Ketika konsentrasi hidrokarbon atau logam melewati ambang regulasi, sludge kering diklasifikasikan sebagai limbah berbahaya (B3, limbah bahan berbahaya dan beracun)—setara dengan oli & grease bekas—dan wajib dikontrol ketat. Praktiknya, pemisah minyak-air atau gravity skimmer dipasang lebih dulu untuk menghilangkan free oil sebelum dewatering (www.researchgate.net).
baca juga:
Peran Grinding Aids: Mill Lebih Dingin, Semen Lebih Stabil, Air Injeksi Ultra‑Murni
Profil sludge di wash bay
Sludge cuci peralatan adalah target yang “pasif-agresif”: terlihat cair, namun berat pada air dan minyak. Karena sifatnya oily dan berpasir (gritty), drainase bisa cepat—asal jalurnya benar. Di Indonesia, radiasi matahari kuat membantu penguapan, namun tetap perlu platform dewatering yang rapi dan terukur agar air terkelola dan padatan tidak tercecer.
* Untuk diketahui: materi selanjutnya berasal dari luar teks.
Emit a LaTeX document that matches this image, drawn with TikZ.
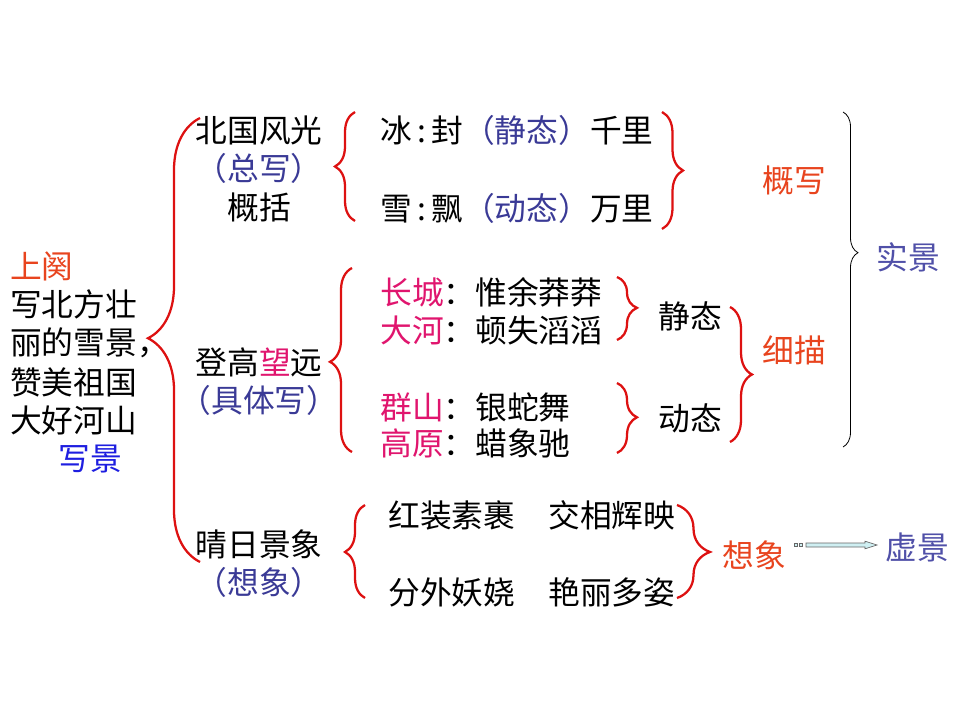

Pretreatment dan pemisahan minyak
Langkah awal yang lazim adalah pemisahan gravitasi: settling pit untuk grit dan pemisah minyak-air kecil (API skimmer) untuk free oil. Rangkaian ini mengurangi beban hidrokarbon dan mempercepat tahap dewatering berikutnya. Di banyak lokasi, modul pemisahan fisik seperti waste-water physical separation digunakan sebagai primary treatment, sementara paket pemisahan minyak seperti oil removal membantu menurunkan free oil sebelum sludge masuk ke unit pengeringan.
Drying bed: parameter kunci
Drying bed (hamparan pasir/kerikil) adalah metode pasif berbiaya rendah. Sludge disebar setebal 20–30 cm di atas lapisan media dan dibiarkan mengalir serta menguap. Pedoman desain menyarankan beban 100–250 kg dry solids per m²·yr (kilogram padatan kering per meter persegi per tahun; kira-kira 0,5–1,2 m³ sludge basah) agar tidak terjadi ponding (www.waterandwastewater.com). Di iklim hangat-kering, penguapan menurunkan kelembapan signifikan; umumnya menghasilkan cake semi-solid dengan moisture <70–80%.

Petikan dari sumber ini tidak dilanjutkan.